Внешне это удовлетворяло общее чувство справедливости и было даже последовательно.
Он ведь раньше только то и утверждал, что следствие страдает недостатками и не обнаружило действительных виновников.
Так вот и в приговоре так же. Вина Кобылина не доказана, но зато не доказана и вина крепостных.
А кто виноват: один ты, господи, веси!
Но министр, разумеется, понимал, что такое решение не только не рассеивает тумана, но еще больше запутывает положение Кобылина.
Отныне ему оправдываться негде и не перед кем».
Так и вышло. Встреча с Паниным состоялась в мае; в июне обер-прокурор сената по прямому поручению министра вынес на суд собратьев такое решение:
«…Как дворовые люди Ефим Егоров, Галактион Козьмин и Аграфена Кашкина (что до Пелагеи Алексеевой, то она под стражей скончалась. — Ст.

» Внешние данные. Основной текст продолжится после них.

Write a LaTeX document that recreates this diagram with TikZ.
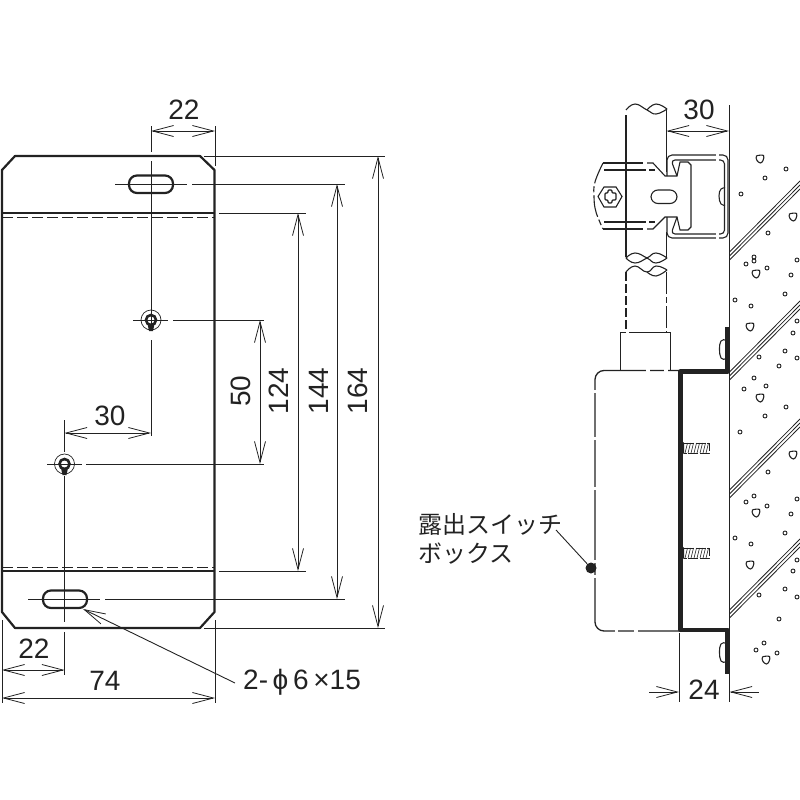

Р.) не могут по правилам закона быть признаны изобличенными в убийстве Деманш, так равно нет основания оставлять в подозрении и помещика Сухово-Кобылина по предмету означенного убийства или содействия к оному, а потому господин министр юстиции полагал: титулярного советника А. В. Сухово-Кобылина, а равно дворовых людей его… от всякой ответственности по вышеозначенному предмету оставить свободными».
Александр Васильевич встретил это с растерянностью:
«Оказалось, что и преступники равным образом оправданы. Вот и решение! Весь день я им был поражен».